Not Every Site Needs Google Analytics
While Google Analytics has lots of power, it can also get confusing if you’re not a seasoned pro at digging through the information they provide. The truth is that not every store needs all the information that Google Analytics can provide. Luckily there are a few other options to enhance your site sales that don’t overwhelm you with data.
WooCommerce Customer History
The first option we’ll look at is WooCommerce Customer History. Just like the title says, this plugin tracks your users on your site. Much like Google Analytics, this means you can figure out where people are dropping off in sales as well as the popular pages for your customers.
WooCommerce Customer History also helps you by looking at the purchases a user has made and then calculating their lifetime value to your business. Maximizing the lifetime value that users have is a great way to increase the profitability of your store.
It’s generally much easier to get a customer to make a repeat purchase than it is to find a new customer. With repeat customers, they already trust you, so you don’t have to spend as much time convincing them to purchase from you.
WooCommerce Cart Reports
Another plugin that goes well with WooCommerce Customer History is Cart Reports. Where WooCommerce Customer History tells you what people purchased, Cart Reports shows you what they left in their cart. Some customers will find that a particular product is left in carts way more than others.
With Cart Reports, you can reach out to customers and ask them why they didn’t purchase. Maybe you didn’t have the right color or size. Armed with more information you can change your next product orders and make sure that you have the proper sizing to match your customer demand.

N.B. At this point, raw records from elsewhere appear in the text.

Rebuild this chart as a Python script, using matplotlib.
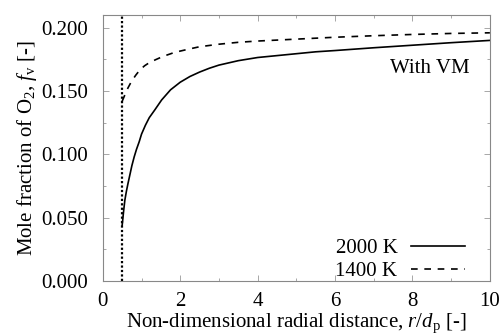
import numpy as np
import matplotlib
matplotlib.use("Agg")
import matplotlib.pyplot as plt
from matplotlib.ticker import MultipleLocator, FormatStrFormatter

plt.rcParams['font.family'] = 'Liberation Serif'
plt.rcParams['mathtext.fontset'] = 'custom'
plt.rcParams['mathtext.rm'] = 'Liberation Serif'
plt.rcParams['mathtext.it'] = 'Liberation Serif:italic'

# 2000 K (solid)
r_2000 = [0.5, 0.54, 0.57, 0.61, 0.65, 0.7, 0.75, 0.81, 0.87, 0.94, 1.0, 1.1, 1.2, 1.34, 1.52, 1.75, 2.0,
          2.25, 2.5, 2.75, 3.0, 3.5, 4.0, 4.5, 5.0, 5.5, 6.0, 7.0, 8.0, 9.0, 10.0]
f_2000 = [0.044, 0.056, 0.064, 0.071, 0.077, 0.084, 0.091, 0.098, 0.104, 0.110, 0.116, 0.123, 0.129,
          0.135, 0.143, 0.151, 0.157, 0.1615, 0.165, 0.168, 0.1705, 0.174, 0.1765, 0.178, 0.1795,
          0.181, 0.182, 0.1842, 0.1862, 0.1882, 0.190]

# 1400 K (dashed)
r_1400 = [0.5, 0.57, 0.65, 0.74, 0.85, 0.96, 1.08, 1.21, 1.38, 1.55, 1.85, 2.2, 2.5, 3.0, 3.5, 4.0,
          5.0, 6.0, 7.0, 8.0, 9.0, 10.0]
f_1400 = [0.142, 0.147, 0.1525, 0.1576, 0.1625, 0.1668, 0.170, 0.1726, 0.175, 0.1773, 0.1805, 0.183,
          0.185, 0.187, 0.1885, 0.1895, 0.191, 0.1925, 0.1937, 0.1947, 0.1955, 0.196]

r_surface = 0.5

fig = plt.figure(figsize=(5.04, 3.35), dpi=100)
ax = fig.add_axes([0.204, 0.161, 0.768, 0.794])

ax.plot(r_2000, f_2000, color='black', lw=1.2, ls='-', label='2000 K')
ax.plot(r_1400, f_1400, color='black', lw=1.2, ls=(0, (4, 4)), label='1400 K')
ax.axvline(r_surface, color='black', lw=1.6, ls=(0, (1, 1)))

ax.set_xlim(0, 10)
ax.set_ylim(0, 0.21)
ax.xaxis.set_major_locator(MultipleLocator(2))
ax.xaxis.set_minor_locator(MultipleLocator(1))
ax.yaxis.set_major_locator(MultipleLocator(0.05))
ax.yaxis.set_minor_locator(MultipleLocator(0.025))
ax.yaxis.set_major_formatter(FormatStrFormatter('%.3f'))
ax.tick_params(which='both', direction='in', top=True, right=True, color='#999999', labelsize=15)
ax.tick_params(which='major', length=4, width=0.6)
ax.tick_params(axis='y', which='major', pad=10.5)
ax.tick_params(axis='x', which='major', pad=8)
ax.tick_params(which='minor', length=2.5, width=0.6)
for s in ax.spines.values():
    s.set_color('#888888')
    s.set_linewidth(0.8)

ax.set_xlabel(r'Non-dimensional radial distance, $r/d_\mathrm{p}$ [-]', fontsize=15, labelpad=0.5)
ax.set_ylabel(r'Mole fraction of O$_2$, $f_\mathrm{v}$ [-]', fontsize=15, labelpad=2)

ax.text(9.48, 0.168, 'With VM', ha='right', va='center', fontsize=15)

ax.legend(loc='lower right', bbox_to_anchor=(0.935, 0.0), frameon=False, markerfirst=False,
          fontsize=15, handlelength=2.6, borderaxespad=0, borderpad=0, labelspacing=0.15,
          handletextpad=0.63)

fig.savefig('out.png', dpi=100)
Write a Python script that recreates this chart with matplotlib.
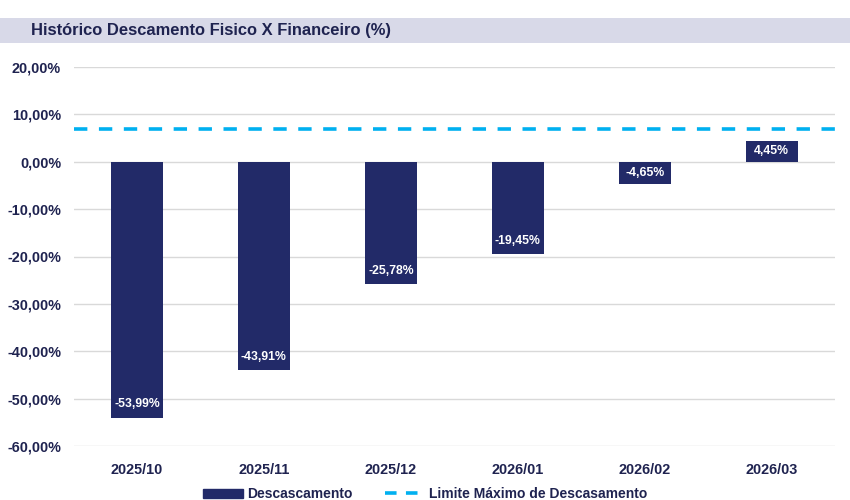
import matplotlib.pyplot as plt
import matplotlib.patches as mpatches
from matplotlib.lines import Line2D
import numpy as np

meses = ["2025/10", "2025/11", "2025/12", "2026/01", "2026/02", "2026/03"]
descasamento = [-53.99, -43.91, -25.78, -19.45, -4.65, 4.45]
limite = 7.0
yticks = [20, 10, 0, -10, -20, -30, -40, -50, -60]

navy = "#222a68"
azul = "#00b0f0"
txt = "#1f2350"

plt.rcParams["font.family"] = ["Liberation Sans", "DejaVu Sans"]

fig = plt.figure(figsize=(8.5, 5), dpi=100, facecolor="w")

# title band
band = mpatches.Rectangle((0, 0.914), 1, 0.05, transform=fig.transFigure,
                          facecolor="#d8d9e8", edgecolor="none", zorder=0)
fig.patches.append(band)
fig.text(0.037, 0.939, "Histórico Descamento Fisico X Financeiro (%)",
         fontsize=11.9, fontweight="bold", color=txt, va="center", ha="left")

ax = fig.add_axes([0.0865, 0.108, 0.896, 0.758])
x = np.arange(len(meses))
ax.bar(x, descasamento, width=0.41, color=navy, zorder=2)
ax.axhline(limite, color=azul, lw=2.6, ls=(0, (3.7, 3.2)), zorder=3)

for xi, v in zip(x, descasamento):
    lbl = f"{v:.2f}%".replace(".", ",")
    if v < -10:
        y = v + 2.8
    else:
        y = v / 2
    ax.text(xi, y, lbl, ha="center", va="center", color="white", fontsize=8.8,
            fontweight="bold", zorder=4)

ax.set_xlim(-0.5, 5.5)
ax.set_ylim(-60, 20)
ax.set_yticks(yticks)
ax.set_yticklabels([f"{t:.2f}%".replace(".", ",") for t in yticks])
ax.set_xticks(x)
ax.set_xticklabels(meses)
ax.grid(axis="y", color="#d9d9d9", lw=1, zorder=0)
for s in ax.spines.values():
    s.set_visible(False)
ax.tick_params(length=0, labelsize=10.4, labelcolor=txt)
ax.tick_params(axis="y", pad=9)
ax.tick_params(axis="x", pad=12)
for lab in ax.get_xticklabels() + ax.get_yticklabels():
    lab.set_fontweight("bold")

handles = [mpatches.Patch(color=navy, label="Descascamento"),
           Line2D([0], [0], color=azul, lw=2.6, ls=(0, (3.2, 2.6)),
                  label="Limite Máximo de Descasamento")]
leg = fig.legend(handles=handles, loc="center", bbox_to_anchor=(0.5, 0.012),
                 ncol=2, frameon=False, fontsize=10, handlelength=2.9,
                 handleheight=0.6, columnspacing=2.3, handletextpad=0.3)
for t in leg.get_texts():
    t.set_fontweight("bold")
    t.set_color(txt)

fig.savefig("out.png", dpi=100)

Cart Reports also allows you to email the user in an attempt to convert their abandoned cart to a sale. If you’re able to do this, it will report the converted sale on its dashboard so you can track the effectiveness of any cart reclamation campaign.
The biggest drawback to Cart Reports is that it doesn’t allow you to automate touching base with customers that have abandoned their purchases. You have to find each abandoned cart and manually contact the customer. On a small store or one with very high ticket items, manually reaching out may be possible. On a large store or one with many lower priced items, manually reaching out to users is likely too much work.

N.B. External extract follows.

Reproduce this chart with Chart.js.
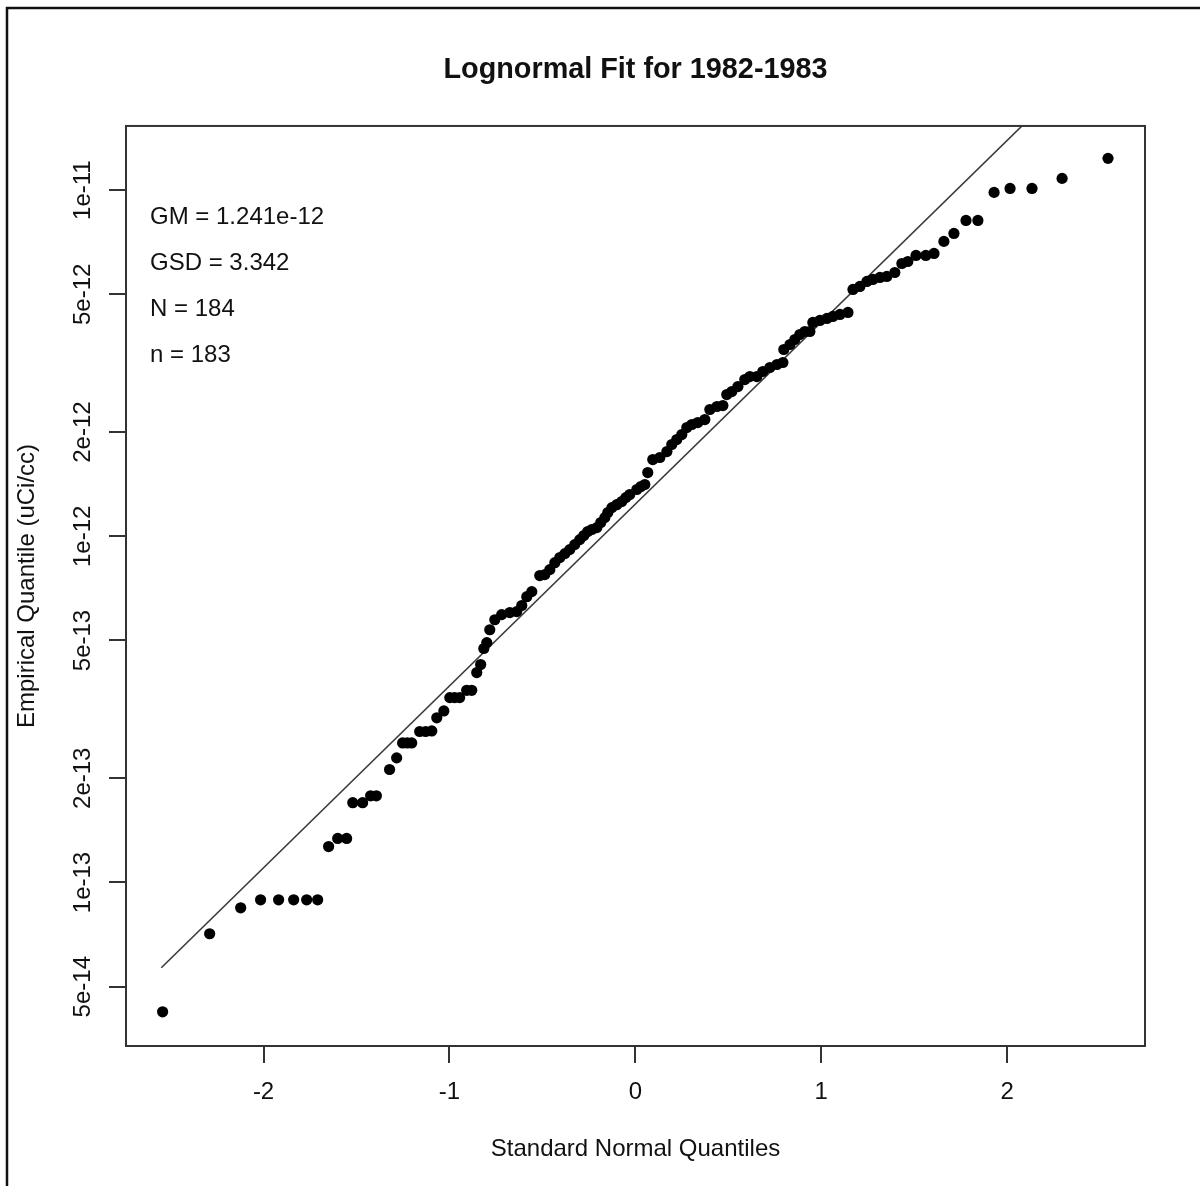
<!DOCTYPE html>
<html>
<head>
<meta charset="utf-8">
<title>Lognormal Fit for 1982-1983</title>
<script src="https://cdn.jsdelivr.net/npm/chart.js@4.4.1/dist/chart.umd.min.js"></script>
<style>
  html, body { margin: 0; padding: 0; background: #fff; }
  #chart { display: block; }
</style>
</head>
<body>
<canvas id="chart" width="1200" height="1186"></canvas>
<script>
// ─── Data ─────────────────────────────────────────────

// standard normal quantiles of the plotted observations
const quantiles = [
    -2.543, -2.290, -2.123, -2.016, -1.919, -1.838, -1.768, -1.709,
    -1.650, -1.601, -1.553,
    -1.520, -1.467, -1.424, -1.393, -1.322, -1.284,
    -1.252, -1.227, -1.203, -1.160, -1.128, -1.095,
    -1.068, -1.030, -0.998, -0.972, -0.945, -0.907, -0.880,
    -0.853, -0.832, -0.815, -0.799,
    -0.783, -0.756, -0.719, -0.675, -0.638, -0.611, -0.584, -0.557,
    -0.514, -0.487, -0.460, -0.433, -0.406, -0.379, -0.353, -0.326,
    -0.299, -0.277, -0.256, -0.234, -0.207, -0.186,
    -0.164, -0.148, -0.126, -0.100, -0.073, -0.051, -0.030, 0.008, 0.030, 0.051,
    0.067, 0.094, 0.132, 0.170, 0.196, 0.223, 0.250, 0.277, 0.304,
    0.336, 0.374, 0.401, 0.439, 0.471, 0.492, 0.519, 0.552, 0.589,
    0.616, 0.654, 0.686, 0.724, 0.762, 0.794, 0.799, 0.832, 0.858,
    0.885, 0.912, 0.939, 0.955, 0.993, 1.031, 1.063, 1.101, 1.144,
    1.171, 1.208, 1.246, 1.278, 1.316, 1.353, 1.396, 1.434, 1.466,
    1.510, 1.563, 1.607, 1.660, 1.714, 1.779, 1.843,
    1.930, 2.016, 2.134, 2.296, 2.543,
];

// empirical concentrations (uCi/cc), same order as quantiles
const concentrations = [
    4.23e-14, 7.11e-14, 8.45e-14, 8.91e-14, 8.91e-14, 8.91e-14, 8.91e-14, 8.91e-14,
    1.27e-13, 1.34e-13, 1.34e-13,
    1.70e-13, 1.70e-13, 1.78e-13, 1.78e-13, 2.12e-13, 2.29e-13,
    2.53e-13, 2.53e-13, 2.53e-13, 2.73e-13, 2.73e-13, 2.74e-13,
    2.99e-13, 3.13e-13, 3.42e-13, 3.42e-13, 3.42e-13, 3.59e-13, 3.59e-13,
    4.04e-13, 4.26e-13, 4.74e-13, 4.93e-13,
    5.37e-13, 5.74e-13, 5.94e-13, 6.02e-13, 6.06e-13, 6.31e-13, 6.69e-13, 6.92e-13,
    7.70e-13, 7.75e-13, 8.01e-13, 8.39e-13, 8.68e-13, 8.91e-13, 9.15e-13, 9.46e-13,
    9.78e-13, 1.005e-12, 1.032e-12, 1.046e-12, 1.059e-12, 1.096e-12,
    1.132e-12, 1.171e-12, 1.210e-12, 1.234e-12, 1.260e-12, 1.293e-12, 1.320e-12, 1.365e-12, 1.392e-12, 1.411e-12,
    1.528e-12, 1.666e-12, 1.689e-12, 1.757e-12, 1.841e-12, 1.903e-12, 1.967e-12, 2.061e-12, 2.103e-12,
    2.131e-12, 2.174e-12, 2.324e-12, 2.371e-12, 2.386e-12, 2.567e-12, 2.619e-12, 2.707e-12, 2.836e-12,
    2.893e-12, 2.893e-12, 2.992e-12, 3.073e-12, 3.135e-12, 3.177e-12, 3.464e-12, 3.581e-12, 3.702e-12,
    3.827e-12, 3.904e-12, 3.904e-12, 4.146e-12, 4.202e-12, 4.258e-12, 4.315e-12, 4.373e-12, 4.431e-12,
    5.164e-12, 5.268e-12, 5.446e-12, 5.519e-12, 5.593e-12, 5.630e-12, 5.781e-12, 6.138e-12, 6.220e-12,
    6.474e-12, 6.474e-12, 6.561e-12, 7.109e-12, 7.495e-12, 8.173e-12, 8.173e-12,
    9.848e-12, 1.011e-11, 1.011e-11, 1.081e-11, 1.235e-11,
];

// fitted lognormal line, end points as drawn
const fitLineX = [-2.55, 2.08];
const fitLineY = [5.67e-14, 1.532e-11];

const xTicks      = [-2, -1, 0, 1, 2];
const xTickLabels = ['-2', '-1', '0', '1', '2'];
const yTicks      = [5e-14, 1e-13, 2e-13, 5e-13, 1e-12, 2e-12, 5e-12, 1e-11];
const yTickLabels = ['5e-14', '1e-13', '2e-13', '5e-13', '1e-12', '2e-12', '5e-12', '1e-11'];

const fitStats = ['GM = 1.241e-12', 'GSD = 3.342', 'N = 184', 'n = 183'];

// ─── Style ────────────────────────────────────────────

const FONT  = '"Liberation Sans", Arial, Helvetica, sans-serif';
const INK   = '#111';
const FRAME = '#333';

// ─── Plugins ──────────────────────────────────────────

// page border, plot box and the fit statistics in the top-left corner
const framePlugin = {
    id: 'frame',
    beforeDraw(chart) {
        const { ctx } = chart;
        ctx.save();
        ctx.fillStyle = '#fff';
        ctx.fillRect(0, 0, chart.width, chart.height);
        ctx.strokeStyle = INK;
        ctx.lineWidth = 2.5;
        ctx.beginPath();
        ctx.moveTo(7, chart.height + 5);
        ctx.lineTo(7, 8);
        ctx.lineTo(chart.width + 5, 8);
        ctx.stroke();
        ctx.restore();
    },
    afterDraw(chart) {
        const { ctx, chartArea: a } = chart;
        ctx.save();
        ctx.strokeStyle = FRAME;
        ctx.lineWidth = 2;
        ctx.strokeRect(a.left, a.top, a.right - a.left, a.bottom - a.top);

        ctx.font = `24px ${FONT}`;
        ctx.fillStyle = INK;
        ctx.textBaseline = 'middle';
        ctx.textAlign = 'left';
        fitStats.forEach((s, i) => ctx.fillText(s, a.left + 24, a.top + 91 + i * 46));
        ctx.restore();
    },
};

// ─── Chart ────────────────────────────────────────────

const points = quantiles.map((q, i) => ({ x: q, y: concentrations[i] }));
const fitLine = fitLineX.map((q, i) => ({ x: q, y: fitLineY[i] }));

new Chart(document.getElementById('chart').getContext('2d'), {
    type: 'scatter',
    data: {
        datasets: [
            {
                data: points,
                backgroundColor: '#000',
                borderWidth: 0,
                pointRadius: 5.6,
                pointHoverRadius: 5.6,
            },
            {
                type: 'line',
                data: fitLine,
                borderColor: '#3a3a3a',
                borderWidth: 1.6,
                pointRadius: 0,
                fill: false,
                tension: 0,
            },
        ],
    },
    options: {
        responsive: false,
        animation: false,
        devicePixelRatio: 1,
        layout: { padding: { left: 0, top: 0, right: 55, bottom: 0 } },
        plugins: {
            legend:  { display: false },
            tooltip: { enabled: false },
            title: {
                display: true,
                text: 'Lognormal Fit for 1982-1983',
                fullSize: false,
                color: INK,
                font: { family: FONT, size: 28.8, weight: 'bold', lineHeight: 1.2 },
                padding: { top: 52.7, bottom: 38.7 },
            },
        },
        scales: {
            x: {
                type: 'linear',
                position: 'bottom',
                min: -2.74,
                max: 2.742,
                afterBuildTicks: s => { s.ticks = xTicks.map(v => ({ value: v })); },
                afterFit: s => { s.height = 140; },
                grid:   { display: true, drawOnChartArea: false, drawTicks: true, tickLength: 17, color: FRAME, lineWidth: 2 },
                border: { display: false },
                ticks: {
                    color: INK,
                    font: { family: FONT, size: 24, lineHeight: 1.2 },
                    padding: 14.6,
                    autoSkip: false,
                    maxRotation: 0,
                    callback: (v, i) => xTickLabels[i],
                },
                title: {
                    display: true,
                    text: 'Standard Normal Quantiles',
                    color: INK,
                    font: { family: FONT, size: 24, lineHeight: 1.2 },
                    padding: { top: 0, bottom: 22.6 },
                },
            },
            y: {
                type: 'logarithmic',
                position: 'left',
                min: 3.37e-14,
                max: 1.532e-11,
                afterBuildTicks: s => { s.ticks = yTicks.map(v => ({ value: v })); },
                afterFit: s => { s.width = 126; },
                grid:   { display: true, drawOnChartArea: false, drawTicks: true, tickLength: 17, color: FRAME, lineWidth: 2 },
                border: { display: false },
                ticks: {
                    color: INK,
                    font: { family: FONT, size: 24, lineHeight: 1.2 },
                    padding: -5,
                    autoSkip: false,
                    minRotation: 90,
                    maxRotation: 90,
                    crossAlign: 'center',
                    callback: (v, i) => yTickLabels[i],
                },
                title: {
                    display: true,
                    text: 'Empirical Quantile (uCi/cc)',
                    color: INK,
                    font: { family: FONT, size: 24, lineHeight: 1.2 },
                    padding: { top: 12.6, bottom: 0 },
                },
            },
        },
    },
    plugins: [framePlugin],
});
</script>
</body>
</html>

Recommendation Engine for WooCommerce
The second plugin that can help you make more sales is Recommendation Engine. While this doesn’t give you insight into the way your customers are purchasing, it does gather the information for its use.
Recommendation Engine looks at the products that your customers purchase together and then makes recommendations for other items in your store. If many customers purchase Product A and B together then when Recommendation Engine sees someone looking at Product A, it will show them that many people purchase Product B at the same time.
You can also configure Recommendation Engine to show customers:
- Products related to their purchase history
- Products other customers have also viewed
- Products that are regularly purchased together
It also provides a few widgets so that you don’t need to dive into the code of your site or hire a developer to add product recommendations to your site.
Alternatives to Google Analytics
If you want a robust analytics package but don’t want to use Google Analytics, there are still many other great options including.
Each of these options has their benefits and their drawbacks. No single analytics package suits every site. While Google Analytics has been the default, make sure you explore your options, so you know which one is best for your needs.
While I stand beside my assertion at the beginning that you should have an analytics package on your site, it can also be overwhelming. Most customers should have something like Google Analytics installed just in case they need to dig deeper into the information later.
By combining WooCommerce Customer History and Recommendation Engine, you can get lots of insight into how your customers are purchasing and increase the value they are buying. These two plugins alone can quickly pay for themselves as you improve your store profitability.